SHORT TASK: Locate the string "this" throughout the material and copy every line in which it occurs.

DATA LISTING:

───

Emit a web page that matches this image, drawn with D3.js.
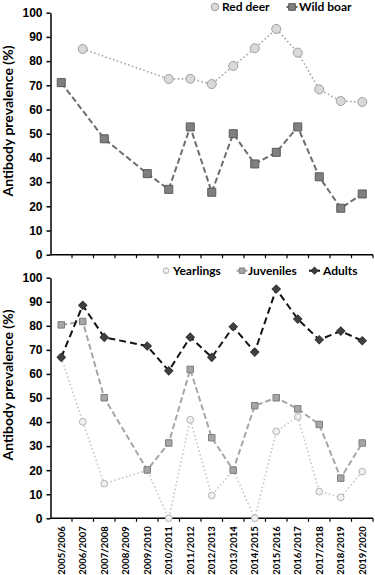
<!DOCTYPE html>
<html>
<head>
<meta charset="utf-8">
<script src="https://cdn.jsdelivr.net/npm/d3@7"></script>
<style>
	body { margin: 0; background: #fff; }
	svg { display: block; font-family: Lato, 'Open Sans', sans-serif; }
</style>
</head>
<body>
<div id="chart"></div>
<script>
const seasons = ['2005/2006', '2006/2007', '2007/2008', '2008/2009', '2009/2010', '2010/2011', '2011/2012',
	'2012/2013', '2013/2014', '2014/2015', '2015/2016', '2016/2017', '2017/2018', '2018/2019', '2019/2020'];

// top panel
const redDeer = [null, 85, null, null, null, 72.6, 72.7, 70.5, 78, 85.3, 93.3, 83.5, 68.3, 63.5, 63.1];
const wildBoar = [71.1, null, 47.9, null, 33.5, 27, 52.8, 25.8, 50, 37.5, 42.3, 52.8, 32.2, 19.2, 25.1];

// bottom panel (wild boar by age)
const yearlings = [66.9, 40.1, 14.4, null, 20, 0, 41, 9.5, 20, 0, 36.1, 42.2, 11.1, 8.7, 19.4];
const juveniles = [80.4, 81.8, 50.1, null, 20.1, 31.3, 61.9, 33.5, 20, 46.8, 50.1, 45.5, 39, 16.7, 31.3];
const adults = [66.9, 88.5, 75.2, null, 71.6, 61.3, 75.3, 66.9, 79.6, 69.1, 95.3, 82.8, 74.2, 77.8, 73.8];

const yTicks = [0, 10, 20, 30, 40, 50, 60, 70, 80, 90, 100];

const svg = d3.select('#chart').append('svg').attr('width', 375).attr('height', 575);

const x = d3.scaleBand().domain(seasons).range([50.5, 373]);

function drawPanel(y, series, labelY) {
	const g = svg.append('g');

	g.append('g')
		.attr('transform', 'translate(50.5,0)')
		.call(d3.axisLeft(y).tickValues(yTicks).tickSize(4).tickSizeOuter(0).tickPadding(4))
		.call((a) => a.selectAll('path, line').attr('stroke', '#000').attr('stroke-width', 1.5))
		.call((a) => a.selectAll('text').attr('font-size', 12).attr('font-weight', 'bold').attr('fill', '#000'));

	// x axis line with ticks at band boundaries
	const xa = g.append('g').attr('transform', `translate(0,${y(0)})`);
	xa.append('line')
		.attr('x1', 50.5)
		.attr('x2', 373)
		.attr('stroke', '#000')
		.attr('stroke-width', 1.5);
	xa.selectAll('.xt')
		.data(seasons)
		.enter()
		.append('line')
		.attr('x1', (d) => x(d) + x.step())
		.attr('x2', (d) => x(d) + x.step())
		.attr('y1', 0)
		.attr('y2', 3.5)
		.attr('stroke', '#000')
		.attr('stroke-width', 1.2);

	g.append('text')
		.attr('transform', `translate(13,${labelY}) rotate(-90)`)
		.attr('text-anchor', 'middle')
		.attr('font-size', 14)
		.attr('font-weight', 'bold')
		.text('Antibody prevalence (%)');

	series.forEach((s) => {
		const pts = s.values.map((v, i) => [seasons[i], v]).filter((d) => d[1] !== null);
		const line = d3
			.line()
			.x((d) => x(d[0]) + x.bandwidth() / 2)
			.y((d) => y(d[1]));
		g.append('path')
			.datum(pts)
			.attr('d', line)
			.attr('fill', 'none')
			.attr('stroke', s.stroke)
			.attr('stroke-width', s.width)
			.attr('stroke-dasharray', s.dash);
		g.selectAll(null)
			.data(pts)
			.enter()
			.append('path')
			.attr('transform', (d) => `translate(${x(d[0]) + x.bandwidth() / 2},${y(d[1])}) rotate(${s.rot || 0})`)
			.attr('d', d3.symbol().type(s.symbol).size(s.size))
			.attr('fill', s.fill)
			.attr('stroke', s.edge)
			.attr('stroke-width', 1);
	});
}

function drawLegend(items, ly) {
	const lg = svg.append('g').attr('transform', `translate(0,${ly})`);
	items.forEach((it) => {
		if (it.seg) {
			lg.append('line')
				.attr('x1', it.x - 5.5)
				.attr('x2', it.x + 5.5)
				.attr('stroke', it.s.stroke)
				.attr('stroke-width', 2);
		}
		lg.append('path')
			.attr('transform', `translate(${it.x},0) rotate(${it.s.rot || 0})`)
			.attr('d', d3.symbol().type(it.s.symbol).size(it.s.size * 0.7))
			.attr('fill', it.s.fill)
			.attr('stroke', it.s.edge);
		lg.append('text')
			.attr('x', it.tx)
			.attr('dy', '0.36em')
			.attr('font-size', 12)
			.attr('font-weight', 'bold')
			.text(it.label);
	});
}

const yTop = d3.scaleLinear().domain([0, 100]).range([254.7, 12.7]);
const yBot = d3.scaleLinear().domain([0, 100]).range([518.3, 277.7]);

const deerStyle = { values: redDeer, stroke: '#a6a6a6', width: 1.6, dash: '1.6 2.4', symbol: d3.symbolCircle, size: 64, fill: '#d9d9d9', edge: '#a0a0a0' };
const boarStyle = { values: wildBoar, stroke: '#6e6e6e', width: 2, dash: '6 3', symbol: d3.symbolSquare, size: 64, fill: '#808080', edge: '#5a5a5a' };
const yearStyle = { values: yearlings, stroke: '#c8c8c8', width: 1.6, dash: '1.6 2.4', symbol: d3.symbolCircle, size: 36, fill: '#f0f0f0', edge: '#b4b4b4' };
const juvStyle = { values: juveniles, stroke: '#a6a6a6', width: 2, dash: '6 3', symbol: d3.symbolSquare, size: 42, fill: '#a6a6a6', edge: '#7f7f7f' };
const adultStyle = { values: adults, stroke: '#111', width: 2, dash: '7 4', symbol: d3.symbolSquare, size: 34, rot: 45, fill: '#404040', edge: '#333' };

drawPanel(yTop, [deerStyle, boarStyle], 121);
drawPanel(yBot, [yearStyle, juvStyle, adultStyle], 385);

drawLegend([
	{ s: deerStyle, x: 215, tx: 222, label: 'Red deer', seg: false },
	{ s: boarStyle, x: 292, tx: 299, label: 'Wild boar', seg: true }
], 7);
drawLegend([
	{ s: yearStyle, x: 166, tx: 173, label: 'Yearlings', seg: false },
	{ s: juvStyle, x: 242, tx: 248, label: 'Juveniles', seg: true },
	{ s: adultStyle, x: 314.5, tx: 323, label: 'Adults', seg: true }
], 270.7);

// x tick labels under the bottom panel
svg.append('g')
	.selectAll('text')
	.data(seasons)
	.enter()
	.append('text')
	.attr('transform', (d) => `translate(${x(d) + x.bandwidth() / 2},${yBot(0) + 8}) rotate(-90)`)
	.attr('text-anchor', 'end')
	.attr('dy', '0.35em')
	.attr('font-size', 9.5)
	.attr('font-weight', 'bold')
	.text((d) => d);
</script>
</body>
</html>
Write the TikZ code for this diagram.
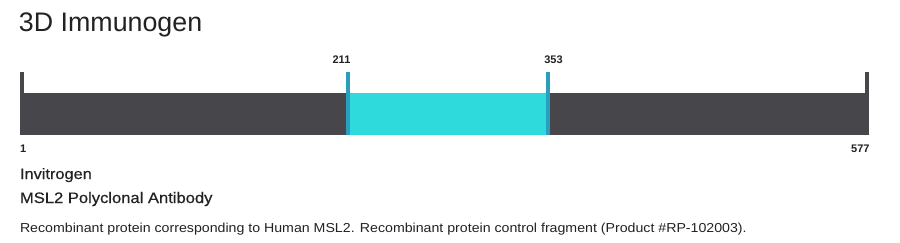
\documentclass[tikz,border=0pt]{standalone}
\usepackage{fontspec}
\setmainfont{Liberation Sans}
\newfontfamily\widefont[FakeStretch=1.09]{Liberation Sans}
\newfontfamily\widemedium[FakeStretch=1.09,FakeBold=0.6]{Liberation Sans}
\definecolor{bardark}{HTML}{46464B}
\definecolor{cyanfill}{HTML}{2EDADB}
\definecolor{tickblue}{HTML}{2A9EBD}
\definecolor{txt}{HTML}{222222}
\begin{document}
\begin{tikzpicture}[x=1pt,y=-1pt,
  lbl/.style={inner sep=0pt,outer sep=0pt,text=txt,font=\fontsize{11}{12}\selectfont\bfseries},
  txtline/.style={inner sep=0pt,outer sep=0pt,text=txt,anchor=base west}]
\useasboundingbox (0,0) rectangle (900,242);
% title
\node[txtline,font=\fontsize{26.8}{30}\selectfont] (title) at (19,31.5) {3D Immunogen};
% bar
\fill[bardark] (20,93) rectangle (869,135);
\fill[bardark] (20,72) rectangle (23.5,135);
\fill[bardark] (865,72) rectangle (869,135);
\fill[cyanfill] (350,93) rectangle (546,135);
\fill[tickblue] (346,72) rectangle (350,135);
\fill[tickblue] (546,72) rectangle (550,135);
% labels
\node[lbl,anchor=base] (l211) at (341.5,63) {211};
\node[lbl,anchor=base] (l353) at (553.5,63) {353};
\node[lbl,anchor=base west] (l1) at (20,152) {1};
\node[lbl,anchor=base east] (l577) at (869.5,152) {577};
% text lines
\node[txtline,font=\widemedium\fontsize{15}{17}\selectfont] (vendor) at (20,179) {Invitrogen};
\node[txtline,font=\widemedium\fontsize{15.2}{17}\selectfont] (product) at (20,203) {MSL2 Polyclonal Antibody};
\node[txtline,font=\widefont\fontsize{13}{15}\selectfont] (desc) at (20,232) {Recombinant protein corresponding to Human MSL2. Recombinant protein control fragment (Product \#RP-102003).};
\end{tikzpicture}
\end{document}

───

WRITTEN ANSWER:
Emit a web page that matches this image, drawn with D3.js.
Write the TikZ code for this diagram.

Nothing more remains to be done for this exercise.